I am very happy that they finally introduced it. A friend of mine bought a CPU&GPU spected out M3 Max (48GB only though) 14" MBP, which arrives in two weeks.

Let me know if you want me to test some benchmarks.

In the meantime you could do some extrapolation looking at the Blender Benchmark scores of the M2 Max and multiplying them with 1.8-2x(?). That would put the M3 Max close to an Nvidia RTX 4070 Laptop GPU.
I will test it myself once it arrives.

Mesh shading is very similar to tessellation shading which we already use in order to drawn wires/curves.

@stevebaer any news maybe? is there anything you are or will be working on regarding hardware raytracing for mac?

@nathanletwory would you maybe have some idea about the hardware raytracing abilities that came with these releases? anything in it for us for v9?

or is that already beneficial without having to do anything?

I have no idea about Mac hardware, I don’t follow that part of the market as I’m not that interested in it. I have access to an M2 Max, but that is about it. I don’t know how long I have access to that as a MacOS system - it may become a Linux machine (Asashi Linux).

i am a bit confused, is the hardware in this case hardware acceleration not something that is important for rendering? maybe i am just generally wrong with my assumption that this could substitute raytracing?

Not my thread but feel the question was more about if cycles in Rhino 9 will utilize metal to improve ( understatement of the year ) rendering on apple silicon, not a question so much about the hardware itself.

Blender cycles is now very smooth on apple silicon and it would be lovely to have a similar capacity in rhino cycles.

Rhino Cycles already uses Metal in Rhino 8, and will continue to do so in Rhino 9. We’ll be utilizing as much of upstream Cycles as possible, with a set of patches for features we want in Rhino that do not exist in upstream Cycles

Sure it is useful for raytracing. As just said Rhino 8 already uses Metal for Cycles. And anything that is in Cycles of Blender 4.5.3 will also be in use for Rhino 9 where we can enable such usage.

I am just saying that I am not in the habit of following Apple hardware evolution.

yes but since m3 i think or m4 apple introduced hardware accelerated raytracing, my question is if that is beneficial to the rendering or if that is only for real time raytracing and has nothing to do with a render output, or if that hardware acceleration can be utilised to speed up rendering

Apple does make improvements to cycles. Figuring out if anything new was added from Apple in recent years would require some searching around on the internet. We don’t track all the cycles contributions close enough to be able to give you a decent answer.

maybe there is a misunderstanding, i might not explain it well or i am too dumb to grasp that it has nothing to do with rendering, but for either i am still awaiting confirmation.

since apple has introduced new hardware raytracing it should speed up ray tracing in general i assume not just for cycles. but i assume that this has to be connected to cycles for Rhino. it is interesting that apple is involved in the development of cycles but that does not explain how far it speeds up or can potentially speed up rendering in cycles for rhino in general if at all. Rhinos Cycles should probably do the heavy lifting here?

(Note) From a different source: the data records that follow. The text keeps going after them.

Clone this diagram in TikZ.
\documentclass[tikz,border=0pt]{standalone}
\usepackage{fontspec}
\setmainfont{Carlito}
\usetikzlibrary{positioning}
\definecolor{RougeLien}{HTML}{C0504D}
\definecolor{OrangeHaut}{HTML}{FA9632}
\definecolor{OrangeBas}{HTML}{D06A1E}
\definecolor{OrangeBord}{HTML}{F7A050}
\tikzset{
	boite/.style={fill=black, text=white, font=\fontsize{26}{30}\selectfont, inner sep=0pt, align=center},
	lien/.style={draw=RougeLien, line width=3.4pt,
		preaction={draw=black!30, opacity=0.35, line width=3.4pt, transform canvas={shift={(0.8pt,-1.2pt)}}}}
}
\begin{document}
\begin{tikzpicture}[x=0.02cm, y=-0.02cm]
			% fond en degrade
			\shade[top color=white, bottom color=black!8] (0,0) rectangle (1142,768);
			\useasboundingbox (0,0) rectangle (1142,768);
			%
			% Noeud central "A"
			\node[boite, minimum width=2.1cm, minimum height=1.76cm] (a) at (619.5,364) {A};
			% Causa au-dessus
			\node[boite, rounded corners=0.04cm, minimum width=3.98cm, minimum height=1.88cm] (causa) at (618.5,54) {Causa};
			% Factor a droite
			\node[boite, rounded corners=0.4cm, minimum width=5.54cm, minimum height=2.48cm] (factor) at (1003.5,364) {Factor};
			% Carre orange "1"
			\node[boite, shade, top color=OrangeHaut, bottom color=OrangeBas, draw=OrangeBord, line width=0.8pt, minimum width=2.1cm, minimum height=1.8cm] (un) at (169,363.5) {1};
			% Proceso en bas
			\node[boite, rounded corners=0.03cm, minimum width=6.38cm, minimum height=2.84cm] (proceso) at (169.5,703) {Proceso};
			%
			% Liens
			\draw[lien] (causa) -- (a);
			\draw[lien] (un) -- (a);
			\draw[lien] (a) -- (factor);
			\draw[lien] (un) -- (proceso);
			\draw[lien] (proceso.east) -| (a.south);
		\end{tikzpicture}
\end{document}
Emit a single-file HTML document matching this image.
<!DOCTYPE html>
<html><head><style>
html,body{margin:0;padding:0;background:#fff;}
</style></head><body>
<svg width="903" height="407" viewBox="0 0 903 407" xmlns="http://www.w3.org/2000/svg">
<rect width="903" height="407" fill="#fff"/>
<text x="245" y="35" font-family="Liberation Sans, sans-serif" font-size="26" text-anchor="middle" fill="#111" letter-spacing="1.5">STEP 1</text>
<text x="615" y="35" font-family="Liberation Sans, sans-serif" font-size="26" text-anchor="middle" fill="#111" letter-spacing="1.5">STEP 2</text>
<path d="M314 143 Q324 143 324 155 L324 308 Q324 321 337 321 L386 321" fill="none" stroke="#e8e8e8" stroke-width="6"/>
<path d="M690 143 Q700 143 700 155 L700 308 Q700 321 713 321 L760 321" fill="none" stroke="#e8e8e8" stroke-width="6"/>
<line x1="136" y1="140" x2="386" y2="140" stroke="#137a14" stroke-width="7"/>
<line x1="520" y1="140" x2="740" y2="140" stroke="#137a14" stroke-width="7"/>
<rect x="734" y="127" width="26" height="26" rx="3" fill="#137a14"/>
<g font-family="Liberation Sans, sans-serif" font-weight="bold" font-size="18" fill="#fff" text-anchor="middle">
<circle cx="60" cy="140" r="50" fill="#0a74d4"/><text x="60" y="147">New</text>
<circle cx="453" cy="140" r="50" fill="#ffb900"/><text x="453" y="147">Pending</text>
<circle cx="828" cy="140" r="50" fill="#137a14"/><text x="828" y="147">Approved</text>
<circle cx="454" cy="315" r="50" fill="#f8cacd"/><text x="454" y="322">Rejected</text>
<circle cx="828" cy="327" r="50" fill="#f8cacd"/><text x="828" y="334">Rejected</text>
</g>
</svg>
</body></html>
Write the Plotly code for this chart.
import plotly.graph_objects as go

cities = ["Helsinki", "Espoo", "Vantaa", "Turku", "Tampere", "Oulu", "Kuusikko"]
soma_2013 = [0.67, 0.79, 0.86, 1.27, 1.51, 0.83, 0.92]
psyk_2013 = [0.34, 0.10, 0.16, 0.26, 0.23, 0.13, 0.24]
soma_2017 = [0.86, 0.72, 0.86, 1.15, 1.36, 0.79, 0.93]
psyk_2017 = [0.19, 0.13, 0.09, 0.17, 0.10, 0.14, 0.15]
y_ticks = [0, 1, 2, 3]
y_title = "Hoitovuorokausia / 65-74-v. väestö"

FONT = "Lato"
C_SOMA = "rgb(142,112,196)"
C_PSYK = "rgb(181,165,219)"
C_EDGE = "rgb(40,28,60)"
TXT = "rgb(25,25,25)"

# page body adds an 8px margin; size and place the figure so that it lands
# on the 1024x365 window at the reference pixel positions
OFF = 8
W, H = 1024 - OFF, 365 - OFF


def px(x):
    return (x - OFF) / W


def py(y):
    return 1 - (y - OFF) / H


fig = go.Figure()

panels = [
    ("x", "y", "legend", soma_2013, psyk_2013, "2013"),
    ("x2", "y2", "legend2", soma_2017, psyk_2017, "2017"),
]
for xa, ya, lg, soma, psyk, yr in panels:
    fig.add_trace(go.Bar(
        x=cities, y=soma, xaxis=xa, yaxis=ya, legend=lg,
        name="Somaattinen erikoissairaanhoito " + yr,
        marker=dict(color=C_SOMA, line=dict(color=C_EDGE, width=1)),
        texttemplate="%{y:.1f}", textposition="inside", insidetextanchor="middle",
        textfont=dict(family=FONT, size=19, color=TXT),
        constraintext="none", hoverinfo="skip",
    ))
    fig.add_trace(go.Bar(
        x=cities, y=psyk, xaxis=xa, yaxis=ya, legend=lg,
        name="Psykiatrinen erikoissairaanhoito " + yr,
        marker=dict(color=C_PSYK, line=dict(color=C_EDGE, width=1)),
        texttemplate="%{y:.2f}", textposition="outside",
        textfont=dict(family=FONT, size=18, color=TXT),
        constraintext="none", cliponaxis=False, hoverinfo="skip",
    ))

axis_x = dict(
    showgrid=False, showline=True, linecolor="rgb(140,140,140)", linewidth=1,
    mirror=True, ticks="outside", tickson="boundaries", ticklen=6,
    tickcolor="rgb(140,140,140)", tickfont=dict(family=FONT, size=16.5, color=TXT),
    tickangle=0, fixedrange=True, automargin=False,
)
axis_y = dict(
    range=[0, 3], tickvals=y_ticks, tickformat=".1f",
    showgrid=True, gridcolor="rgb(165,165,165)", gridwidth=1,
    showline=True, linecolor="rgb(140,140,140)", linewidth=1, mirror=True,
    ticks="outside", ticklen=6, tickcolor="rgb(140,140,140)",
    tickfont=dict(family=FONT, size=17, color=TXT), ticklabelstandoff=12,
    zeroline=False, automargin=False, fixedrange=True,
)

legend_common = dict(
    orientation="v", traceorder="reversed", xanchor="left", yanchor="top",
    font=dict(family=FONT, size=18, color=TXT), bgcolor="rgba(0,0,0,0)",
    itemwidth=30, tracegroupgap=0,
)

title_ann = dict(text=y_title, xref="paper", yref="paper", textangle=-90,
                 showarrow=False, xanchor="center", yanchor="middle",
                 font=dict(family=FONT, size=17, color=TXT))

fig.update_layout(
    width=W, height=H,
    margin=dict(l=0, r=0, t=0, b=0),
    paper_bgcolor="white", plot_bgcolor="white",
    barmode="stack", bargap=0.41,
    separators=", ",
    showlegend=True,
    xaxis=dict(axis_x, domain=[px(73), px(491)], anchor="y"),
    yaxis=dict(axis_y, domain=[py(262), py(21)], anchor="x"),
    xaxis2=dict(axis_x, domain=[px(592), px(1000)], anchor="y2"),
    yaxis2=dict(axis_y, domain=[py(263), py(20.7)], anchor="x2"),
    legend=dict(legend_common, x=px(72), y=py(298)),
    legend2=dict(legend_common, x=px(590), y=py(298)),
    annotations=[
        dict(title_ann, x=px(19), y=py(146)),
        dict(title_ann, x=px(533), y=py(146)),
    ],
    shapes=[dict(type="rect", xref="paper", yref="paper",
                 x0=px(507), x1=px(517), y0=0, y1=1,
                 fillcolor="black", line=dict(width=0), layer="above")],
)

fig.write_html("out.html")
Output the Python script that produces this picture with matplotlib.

here quoted from apple directly

biggest leap forward in graphics architecture ever for Apple silicon. The GPU is faster and more efficient, and introduces a new technology called Dynamic Caching, while bringing new rendering features like hardware-accelerated ray tracing and mesh shading to Mac for the first time. Rendering speeds are now up to 2.5x faster than on the M1 family of chips

source

and some general info

more info

As far as I know Blender 4.5.3 has Cycles that can use Metal RT, so when in theory we can get it.